The advice from colleagues was always the same: “Just call Claus.”
For the best part of two decades, Claus Egge, formerly of IDC and more recently at Rainmaker Files, was my ‘go-to guy’ for insight and advice about the storage market. He played that role for many others, too: end users, storage vendors, other IT analysts, other journalists. He was a popular speaker at IP EXPO and a regular contributor this site. In Claus’s Twitter profile, he describes himself as “a perpetual student of things being stored, retrieved and protected”, but for many, he was a great teacher, too.
Claus died last week. At 54 years old, his death came way too soon. Online tributes have praised his keen analytical mind, his patience, his modesty, his quiet charm. Others have remembered his fondness for jazz and real ale. My former colleague Graeme Burton, now atComputing, says of him, “Claus really stood out as a person and as an analyst. He was always there with a well-informed opinion and friendly guidance – both on storage and on beer.” He was, as a fellow analyst has put it, “one of the industry’s nicest guys”.

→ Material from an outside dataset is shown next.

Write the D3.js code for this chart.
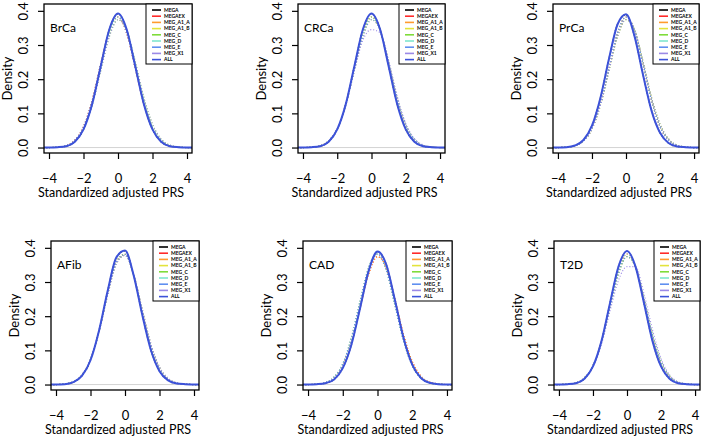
<!DOCTYPE html>
<html>
<head>
<meta charset="utf-8">
<script src="https://cdn.jsdelivr.net/npm/d3@7"></script>
<style>
  body { margin: 0; background: #fff; }
  svg { display: block; }
  text { font-family: Lato, "Open Sans", sans-serif; fill: #000; }
</style>
</head>
<body>
<svg id="chart"></svg>
<script>
// density estimates, one value per grid point
const xGrid = [-4.5, -4, -3.5, -3, -2.5, -2, -1.5, -1, -0.5, 0, 0.5, 1, 1.5, 2, 2.5, 3, 3.5, 4, 4.5]

const panelNames = ['BrCa', 'CRCa', 'PrCa', 'AFib', 'CAD', 'T2D']
const seriesNames = ['MEGA', 'MEGAEX', 'MEG_A1_A', 'MEG_A1_B', 'MEG_C', 'MEG_D', 'MEG_E', 'MEG_X1', 'ALL']
const seriesColors = ['#000000', '#ff2a2a', '#ff9b2e', '#e3e33c', '#7fdc3a', '#7fe6cf', '#5f8ff0', '#9b89e6', '#3c52d9']

const xTicks = [-4, -2, 0, 2, 4]
const yTicks = [0, 0.1, 0.2, 0.3, 0.4]

const densBrCa = [
  [0, 0, .001, .004, .017, .053, .127, .238, .346, .391, .346, .238, .127, .053, .017, .004, .001, 0, 0],
  [0, 0, .001, .006, .022, .061, .138, .245, .344, .382, .335, .232, .127, .055, .019, .005, .001, 0, 0],
  [0, 0, .001, .006, .022, .061, .138, .245, .344, .382, .335, .232, .127, .055, .019, .005, .001, 0, 0],
  [0, 0, .001, .005, .019, .055, .127, .232, .335, .382, .344, .245, .138, .061, .022, .006, .001, 0, 0],
  [0, 0, .001, .005, .019, .055, .124, .225, .325, .374, .344, .251, .146, .068, .025, .007, .002, 0, 0],
  [0, 0, .001, .005, .019, .055, .127, .232, .335, .382, .344, .245, .138, .061, .022, .006, .001, 0, 0],
  [0, 0, .001, .006, .022, .061, .138, .245, .344, .382, .335, .232, .127, .055, .019, .005, .001, 0, 0],
  [0, 0, .001, .005, .019, .055, .124, .225, .325, .374, .344, .251, .146, .068, .025, .007, .002, 0, 0],
  [0, 0, .001, .004, .017, .053, .127, .238, .346, .392, .346, .238, .127, .053, .017, .004, .001, 0, 0]
]

const densCRCa = [
  [0, 0, .001, .004, .017, .053, .127, .238, .346, .391, .346, .238, .127, .053, .017, .004, .001, 0, 0],
  [0, 0, .001, .005, .019, .055, .127, .232, .335, .382, .344, .245, .138, .061, .022, .006, .001, 0, 0],
  [0, 0, .001, .005, .019, .055, .127, .232, .335, .382, .344, .245, .138, .061, .022, .006, .001, 0, 0],
  [0, 0, .001, .005, .019, .055, .124, .225, .325, .374, .344, .251, .146, .068, .025, .007, .002, 0, 0],
  [0, 0, .001, .005, .019, .055, .127, .232, .335, .382, .344, .245, .138, .061, .022, .006, .001, 0, 0],
  [0, 0, .001, .005, .019, .055, .127, .232, .335, .382, .344, .245, .138, .061, .022, .006, .001, 0, 0],
  [0, 0, .001, .005, .019, .055, .124, .225, .325, .374, .344, .251, .146, .068, .025, .007, .002, 0, 0],
  [0, 0, .001, .005, .019, .056, .126, .226, .315, .345, .336, .255, .150, .070, .026, .008, .002, 0, 0],
  [0, 0, .001, .004, .017, .053, .127, .238, .346, .392, .346, .238, .127, .053, .017, .004, .001, 0, 0]
]

const densPrCa = [
  [0, 0, .001, .006, .022, .064, .146, .260, .360, .388, .326, .213, .108, .043, .013, .003, .001, 0, 0],
  [0, 0, .001, .005, .019, .055, .127, .232, .335, .382, .344, .245, .138, .061, .022, .006, .001, 0, 0],
  [0, 0, .001, .005, .019, .055, .127, .232, .335, .382, .344, .245, .138, .061, .022, .006, .001, 0, 0],
  [0, 0, .001, .005, .019, .055, .124, .225, .325, .374, .344, .251, .146, .068, .025, .007, .002, 0, 0],
  [0, 0, .001, .005, .019, .055, .124, .225, .325, .374, .344, .251, .146, .068, .025, .007, .002, 0, 0],
  [0, 0, .001, .005, .019, .055, .127, .232, .335, .382, .344, .245, .138, .061, .022, .006, .001, 0, 0],
  [0, 0, .001, .005, .019, .055, .127, .232, .335, .382, .344, .245, .138, .061, .022, .006, .001, 0, 0],
  [0, 0, .001, .005, .019, .055, .124, .225, .325, .374, .344, .251, .146, .068, .025, .007, .002, 0, 0],
  [0, 0, .001, .006, .022, .064, .146, .260, .360, .390, .326, .213, .108, .043, .013, .003, .001, 0, 0]
]

const densAFib = [
  [0, 0, .001, .007, .025, .071, .159, .275, .372, .391, .320, .204, .101, .039, .012, .003, .001, 0, 0],
  [0, 0, .002, .008, .027, .073, .157, .267, .359, .381, .320, .213, .111, .046, .015, .004, .001, 0, 0],
  [0, 0, .002, .008, .028, .074, .156, .263, .353, .378, .323, .220, .119, .051, .018, .005, .001, 0, 0],
  [0, 0, .002, .008, .027, .073, .157, .267, .359, .381, .320, .213, .111, .046, .015, .004, .001, 0, 0],
  [0, 0, .002, .008, .027, .073, .157, .267, .359, .381, .320, .213, .111, .046, .015, .004, .001, 0, 0],
  [0, 0, .002, .008, .028, .074, .156, .263, .353, .378, .323, .220, .119, .051, .018, .005, .001, 0, 0],
  [0, 0, .002, .008, .027, .073, .157, .267, .359, .381, .320, .213, .111, .046, .015, .004, .001, 0, 0],
  [0, 0, .002, .008, .028, .074, .156, .263, .353, .378, .323, .220, .119, .051, .018, .005, .001, 0, 0],
  [0, 0, .001, .007, .025, .071, .159, .275, .372, .392, .320, .204, .101, .039, .012, .003, .001, 0, 0]
]

const densCAD = [
  [0, 0, .001, .004, .015, .048, .117, .224, .334, .388, .352, .248, .136, .058, .019, .005, .001, 0, 0],
  [0, 0, .001, .005, .019, .055, .124, .225, .325, .374, .344, .251, .146, .068, .025, .007, .002, 0, 0],
  [0, 0, .001, .005, .019, .055, .124, .225, .325, .374, .344, .251, .146, .068, .025, .007, .002, 0, 0],
  [0, 0, .001, .005, .019, .055, .127, .232, .335, .382, .344, .245, .138, .061, .022, .006, .001, 0, 0],
  [0, 0, .001, .006, .022, .061, .138, .245, .344, .382, .335, .232, .127, .055, .019, .005, .001, 0, 0],
  [0, 0, .001, .005, .019, .055, .127, .232, .335, .382, .344, .245, .138, .061, .022, .006, .001, 0, 0],
  [0, 0, .001, .006, .022, .061, .138, .245, .344, .382, .335, .232, .127, .055, .019, .005, .001, 0, 0],
  [0, 0, .001, .005, .019, .055, .127, .232, .335, .382, .344, .245, .138, .061, .022, .006, .001, 0, 0],
  [0, 0, .001, .004, .015, .048, .117, .224, .334, .389, .352, .248, .136, .058, .019, .005, .001, 0, 0]
]

const densT2D = [
  [0, 0, .001, .004, .017, .053, .127, .238, .345, .390, .345, .238, .127, .053, .017, .004, .001, 0, 0],
  [0, 0, .001, .005, .019, .055, .127, .232, .335, .382, .344, .245, .138, .061, .022, .006, .001, 0, 0],
  [0, 0, .001, .005, .019, .055, .127, .232, .335, .382, .344, .245, .138, .061, .022, .006, .001, 0, 0],
  [0, 0, .001, .005, .019, .055, .124, .225, .325, .374, .344, .251, .146, .068, .025, .007, .002, 0, 0],
  [0, 0, .001, .005, .019, .055, .124, .225, .325, .374, .344, .251, .146, .068, .025, .007, .002, 0, 0],
  [0, 0, .001, .005, .019, .055, .127, .232, .335, .382, .344, .245, .138, .061, .022, .006, .001, 0, 0],
  [0, 0, .001, .005, .019, .055, .124, .225, .325, .374, .344, .251, .146, .068, .025, .007, .002, 0, 0],
  [0, 0, .001, .005, .018, .052, .118, .215, .305, .345, .345, .265, .160, .076, .028, .008, .002, 0, 0],
  [0, 0, .001, .004, .017, .053, .127, .238, .345, .391, .345, .238, .127, .053, .017, .004, .001, 0, 0]
]

const panelData = [densBrCa, densCRCa, densPrCa, densAFib, densCAD, densT2D]

// layout of the six plot boxes
const boxes = [
  {x: 44, y: 4, w: 148}, {x: 298, y: 4, w: 147}, {x: 553, y: 4, w: 146},
  {x: 51, y: 241, w: 148}, {x: 303, y: 241, w: 149}, {x: 554, y: 241, w: 146}
]
const boxH = 149

let width = 704,
height = 438

let svg = d3.select('#chart')
  .attr('width', width)
  .attr('height', height)

let drawPanel = (name, p) => {
  let b = boxes[p]
  let xScale = d3.scaleLinear().domain([-4.29, 4.29]).range([0, b.w])
  let yScale = d3.scaleLinear().domain([-0.016, 0.42]).range([boxH, 0])

  let g = svg.append('g').attr('transform', `translate(${b.x},${b.y})`)

  g.append('clipPath').attr('id', 'clip' + p)
    .append('rect').attr('width', b.w).attr('height', boxH)

  let plot = g.append('g').attr('clip-path', `url(#clip${p})`)

  // zero line like R's density plot
  plot.append('line')
    .attr('x1', 0).attr('x2', b.w)
    .attr('y1', yScale(0)).attr('y2', yScale(0))
    .attr('stroke', '#c8c8c8').attr('stroke-width', 0.8)

  let line = d3.line()
    .x((d, i) => xScale(xGrid[i]))
    .y(d => yScale(d))
    .curve(d3.curveMonotoneX)

  panelData[p].forEach((vals, s) => {
    let isAll = seriesNames[s] === 'ALL'
    plot.append('path')
      .attr('d', line(vals))
      .attr('fill', 'none')
      .attr('stroke', seriesColors[s])
      .attr('stroke-width', isAll ? 2 : 1.2)
      .attr('stroke-dasharray', isAll ? null : '1,2')
  })

  // x axis
  let xAxis = g.append('g')
    .attr('transform', `translate(0,${boxH})`)
    .call(d3.axisBottom(xScale).tickValues(xTicks).tickSize(6).tickPadding(15))
  xAxis.select('.domain').remove()
  xAxis.selectAll('line').attr('stroke', '#000').attr('stroke-width', 1.2)
  xAxis.selectAll('text').attr('font-size', 13).attr('font-family', 'Lato')

  // y axis with rotated labels
  let yAxis = g.append('g')
    .call(d3.axisLeft(yScale).tickValues(yTicks).tickSize(6).tickFormat(d3.format('.1f')))
  yAxis.select('.domain').remove()
  yAxis.selectAll('line').attr('stroke', '#000').attr('stroke-width', 1.2)
  yAxis.selectAll('text')
    .attr('x', null).attr('dy', '0.35em')
    .attr('text-anchor', 'middle')
    .attr('transform', 'translate(-21,0) rotate(-90)')
    .attr('font-size', 13).attr('font-family', 'Lato')

  // plot frame
  g.append('rect')
    .attr('width', b.w).attr('height', boxH)
    .attr('fill', 'none').attr('stroke', '#000').attr('stroke-width', 1.3)

  // axis titles
  g.append('text')
    .attr('x', b.w / 2 - 7).attr('y', boxH + 40).attr('dy', '0.35em')
    .attr('text-anchor', 'middle').attr('font-size', 12.5)
    .text('Standardized adjusted PRS')
  g.append('text')
    .attr('transform', `translate(-37,${boxH / 2}) rotate(-90)`)
    .attr('dy', '0.35em')
    .attr('text-anchor', 'middle').attr('font-size', 13)
    .text('Density')

  // panel label
  g.append('text')
    .attr('x', 6).attr('y', 28)
    .attr('font-size', 12)
    .text(name)

  // legend, top right
  let lw = 46, lh = 60
  let leg = g.append('g').attr('transform', `translate(${b.w - lw},0)`)
  leg.append('rect')
    .attr('width', lw).attr('height', lh)
    .attr('fill', '#fff').attr('stroke', '#000').attr('stroke-width', 1)
  seriesNames.forEach((s, i) => {
    let cy = 6 + i * 6.2
    leg.append('line')
      .attr('x1', 6).attr('x2', 15).attr('y1', cy).attr('y2', cy)
      .attr('stroke', seriesColors[i]).attr('stroke-width', 1.6)
    leg.append('text')
      .attr('x', 18).attr('y', cy).attr('dy', '0.35em')
      .attr('font-size', 5).attr('font-weight', 'bold')
      .attr('font-family', 'Liberation Sans')
      .text(s)
  })
}

panelNames.forEach(drawPanel)
</script>
</body>
</html>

From his colleagues and friends at Rainmaker Files, Martin Hingley and Puni Rajah, comes this: “Claus was a friend, business partner and colleague. He was clear thinking, considered, funny, humble and so knowledgeable. His passing is a great loss to our industry.”
As for me, I will always remember how, in his quiet way, he often made me smile, and sometimes laugh out loud. A few days before he died, he tweeted me, in response to something I had said about London 2012:
@jtwentyman Sshhh. (We are not allowed to refer to the word o l y m p i c s unless being a sponsor)
So funny, so Claus. He would, I think, be disconcerted (but secretly delighted) by the warmth and affection with which he is remembered. But those of us who spent time with him know that we have lost one of the good guys.